§ **Aim**:
Examine the material below and count the lines that hold the word "chart". Report only the number.

------------------------------------------------------------------------

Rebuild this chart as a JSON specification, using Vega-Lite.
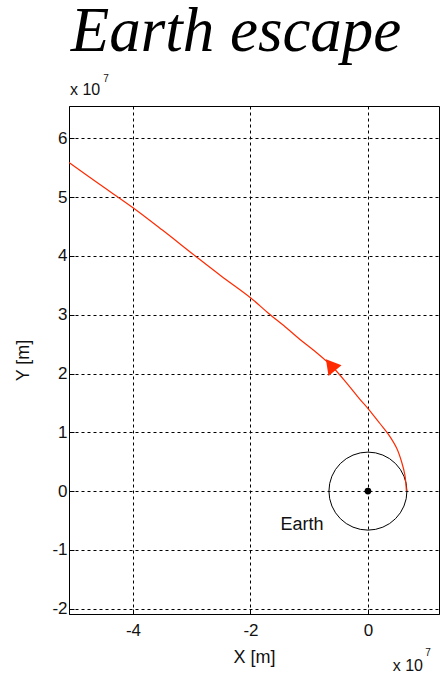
{
  "$schema": "https://vega.github.io/schema/vega-lite/v6.json",
  "width": 370,
  "height": 508,
  "autosize": {"type": "none"},
  "padding": {"left": 69, "top": 106, "right": 1, "bottom": 59},
  "background": "white",
  "title": {
    "text": "Earth escape",
    "font": "Liberation Serif",
    "fontStyle": "italic",
    "fontWeight": "normal",
    "fontSize": 63,
    "color": "black",
    "anchor": "middle",
    "frame": "group",
    "dx": -18,
    "baseline": "alphabetic",
    "offset": -40
  },
  "config": {
    "view": {"stroke": "black", "strokeWidth": 1},
    "axis": {
      "domainColor": "black",
      "domainWidth": 1,
      "grid": true,
      "gridColor": "black",
      "gridDash": [3, 3],
      "gridWidth": 1,
      "gridOpacity": 1,
      "ticks": true,
      "tickColor": "black",
      "tickSize": -5,
      "labelFont": "Liberation Sans",
      "labelFontSize": 17,
      "labelColor": "#111",
      "titleFont": "Liberation Sans",
      "titleFontSize": 18,
      "titleFontWeight": "normal",
      "titleColor": "#111"
    }
  },
  "datasets": {
    "trajectory": [
      {"i": 0, "x": 6550000, "y": 0},
      {"i": 1, "x": 6300000, "y": 2700000},
      {"i": 2, "x": 5730000, "y": 5000000},
      {"i": 3, "x": 4900000, "y": 7300000},
      {"i": 4, "x": 3460000, "y": 9700000},
      {"i": 5, "x": 2040000, "y": 11500000},
      {"i": 6, "x": 50000, "y": 14000000},
      {"i": 7, "x": -1360000, "y": 15600000},
      {"i": 8, "x": -3300000, "y": 18000000},
      {"i": 9, "x": -6100000, "y": 21200000},
      {"i": 10, "x": -9300000, "y": 24000000},
      {"i": 11, "x": -11570000, "y": 25800000},
      {"i": 12, "x": -13800000, "y": 27700000},
      {"i": 13, "x": -17000000, "y": 30300000},
      {"i": 14, "x": -20000000, "y": 32900000},
      {"i": 15, "x": -25000000, "y": 36600000},
      {"i": 16, "x": -29400000, "y": 40000000},
      {"i": 17, "x": -35000000, "y": 44400000},
      {"i": 18, "x": -40000000, "y": 48200000},
      {"i": 19, "x": -46000000, "y": 52400000},
      {"i": 20, "x": -50900000, "y": 55900000}
    ],
    "earth": [{"name": "Earth", "x": 0, "y": 0}],
    "arrow": [{"x": -6380000, "y": 21450000}],
    "corner_top": [{"x": -50900000, "y": 65500000, "base": "x 10", "exp": "7"}],
    "corner_bottom": [{"x": 12100000, "y": -20900000, "base": "x 10", "exp": "7"}]
  },
  "layer": [
    {
      "data": {"name": "earth"},
      "mark": {"type": "point", "shape": "circle", "filled": false, "stroke": "black", "strokeWidth": 1, "size": 6084, "opacity": 1},
      "encoding": {
        "x": {
          "field": "x", "type": "quantitative",
          "scale": {"domain": [-50900000, 12100000], "nice": false, "zero": false},
          "axis": {"values": [-40000000, -20000000, 0], "labelExpr": "'' + (datum.value / 10000000)", "title": "X [m]", "labelPadding": 13, "titlePadding": 10}
        },
        "y": {
          "field": "y", "type": "quantitative",
          "scale": {"domain": [-20900000, 65500000], "nice": false, "zero": false},
          "axis": {"values": [-20000000, -10000000, 0, 10000000, 20000000, 30000000, 40000000, 50000000, 60000000], "labelExpr": "'' + (datum.value / 10000000)", "title": "Y [m]", "labelPadding": 7, "titlePadding": 19}
        }
      }
    },
    {
      "data": {"name": "earth"},
      "mark": {"type": "point", "shape": "circle", "filled": true, "color": "black", "size": 45, "opacity": 1},
      "encoding": {"x": {"field": "x", "type": "quantitative"}, "y": {"field": "y", "type": "quantitative"}}
    },
    {
      "data": {"name": "earth"},
      "mark": {"type": "text", "font": "Liberation Sans", "fontSize": 18, "color": "#111", "align": "center", "baseline": "middle", "dx": -66, "dy": 34},
      "encoding": {"x": {"field": "x", "type": "quantitative"}, "y": {"field": "y", "type": "quantitative"}, "text": {"field": "name"}}
    },
    {
      "data": {"name": "trajectory"},
      "mark": {"type": "line", "color": "#ff2a00", "strokeWidth": 1.2, "clip": true, "interpolate": "catmull-rom"},
      "encoding": {"x": {"field": "x", "type": "quantitative"}, "y": {"field": "y", "type": "quantitative"}, "order": {"field": "i", "type": "quantitative"}}
    },
    {
      "data": {"name": "arrow"},
      "mark": {"type": "point", "shape": "triangle-up", "filled": true, "color": "#ff2a00", "size": 280, "angle": 321, "opacity": 1},
      "encoding": {"x": {"field": "x", "type": "quantitative"}, "y": {"field": "y", "type": "quantitative"}}
    },
    {
      "data": {"name": "corner_top"},
      "mark": {"type": "text", "font": "Liberation Sans", "fontSize": 16, "color": "#111", "align": "left", "baseline": "middle", "dx": 1, "dy": -16, "clip": false},
      "encoding": {"x": {"field": "x", "type": "quantitative"}, "y": {"field": "y", "type": "quantitative"}, "text": {"field": "base"}}
    },
    {
      "data": {"name": "corner_top"},
      "mark": {"type": "text", "font": "Liberation Sans", "fontSize": 10, "color": "#111", "align": "center", "baseline": "middle", "dx": 37, "dy": -27, "clip": false},
      "encoding": {"x": {"field": "x", "type": "quantitative"}, "y": {"field": "y", "type": "quantitative"}, "text": {"field": "exp"}}
    },
    {
      "data": {"name": "corner_bottom"},
      "mark": {"type": "text", "font": "Liberation Sans", "fontSize": 16, "color": "#111", "align": "right", "baseline": "middle", "dx": -16, "dy": 52, "clip": false},
      "encoding": {"x": {"field": "x", "type": "quantitative"}, "y": {"field": "y", "type": "quantitative"}, "text": {"field": "base"}}
    },
    {
      "data": {"name": "corner_bottom"},
      "mark": {"type": "text", "font": "Liberation Sans", "fontSize": 10, "color": "#111", "align": "center", "baseline": "middle", "dx": -11, "dy": 39, "clip": false},
      "encoding": {"x": {"field": "x", "type": "quantitative"}, "y": {"field": "y", "type": "quantitative"}, "text": {"field": "exp"}}
    }
  ]
}
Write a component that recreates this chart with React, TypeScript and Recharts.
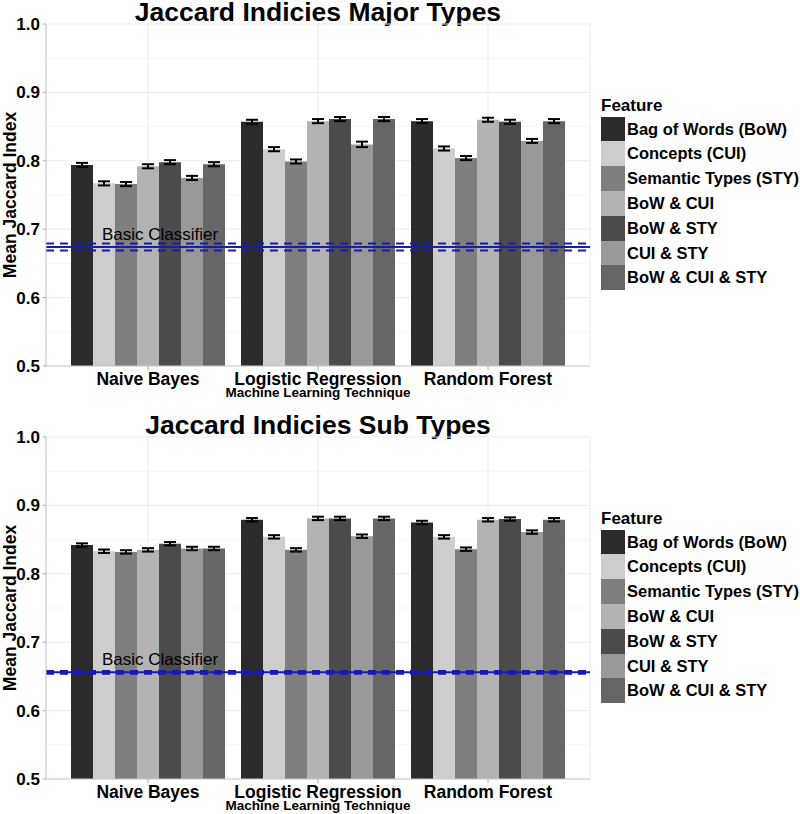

------------------------------------------------------------------------

§ **Correct response**:
2